Event producer Gina Rosales recalls that she and Desi Danganan—the executive director of Cultivate Labs, the nonprofit that runs the market—were brainstorming ideas for a launch party to kick off the cultural district when they came up with the night market concept, an idea that eventually snowballed into this massive indoor and outdoor Filipino cultural festival, generally held on the third Friday of every month, at the San Francisco Mint. “We are creating an extension of our home to showcase for others to come to visit,” Rosales says. “Not just San Francisco, but what does the Filipino American community in the Bay Area feel like, and look like, and sound like, and taste like?”

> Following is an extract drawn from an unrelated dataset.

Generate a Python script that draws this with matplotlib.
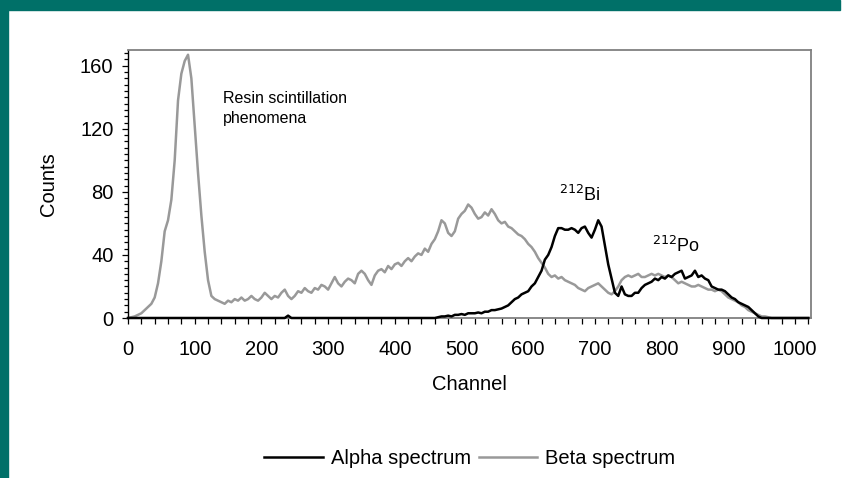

To be sure, unlike the two night market– themed restaurants, Undiscovered SF traces its roots to Asian America rather than to Asia proper. The primary model, Danganan says, was never the palengke night markets that you can find all over Manila, but rather some combination of Off the Grid, Outsidelands, and the Renegade Craft Fair. The food is what Danganan calls the “third wave” of Filipino cuisine in America—not steam-table joints (the first wave) or Frenchy fine dining (the second), but next-generation Filipino American chefs “flipping Filipino food in a hundred different directions,” whether that be via lumpia that tastes like a cheeseburger or a Filipino-Mexican burrito stuffed with pork sisig.

With its mix of food trucks and food carts, all lined up in a row, the main outdoor food area of the October edition of Undiscovered looked and felt, truth be told, not so dissimilar to an average-size Off the Grid—except with almost all Filipino vendors and maybe a 40 percent higher chance of an impromptu outdoor hip-hop dance party breaking out. What was notable, though, was a certain kind of diversity of vendors that you might not find at your typical food truck festival. Yes, the October lineup featured perennial favorites like Señor Sisig and the Lumpia Company, the latter of which was dishing out lumpia stuffed, variously, with spicy ramen and Mexican elote. The Pinoy Heritage pop-up, run by fine-dining veteran Francis Ang, was serving precise, gorgeous, “chef-y” food: grilled chicken skewers ($6) coated, strikingly, in black coconut ash, and sisig fried rice ($8) topped with bits of crispy pork skin and a creamy-yolked poached egg.

But there were also fresh-faced stands like P.I. Wings, which was serving its specialty— fried chicken wings ($10) with the flavors of traditional Filipino dishes like kare kare and pungent, fermented-fish-spiked Bicol Express—to the public for the very first time. It probably had the longest line of all.

The next edition of Undiscovered will be a smaller, holiday-gift-oriented market on December 16. After that, it will go on hiatus until the spring. And while there’s no immediate plan to expand the market’s once-amonth schedule, Danganan says it isn’t so crazy to think that it might eventually straddle both days of the weekend. After that, who knows? Maybe it would open every week, and then every day. “Every day,” Danganan says, “means a new cultural district.”

The Night Market 230 S. Spruce Ave. (At Myrtle Ave.), South San Francisco, 650-634-8388
Shihlin Taiwan Street Snacks 2521 Durant Ave. (Near Telegraph Ave.), Ste. E, Berkeley, 510-429- 4166
Undiscovered SF San Francisco Mint, 88 5th St. (At Mission St.); Dec. 16, Noon–8 P.M., Covo, 981 Mission St. (Near 6th St.)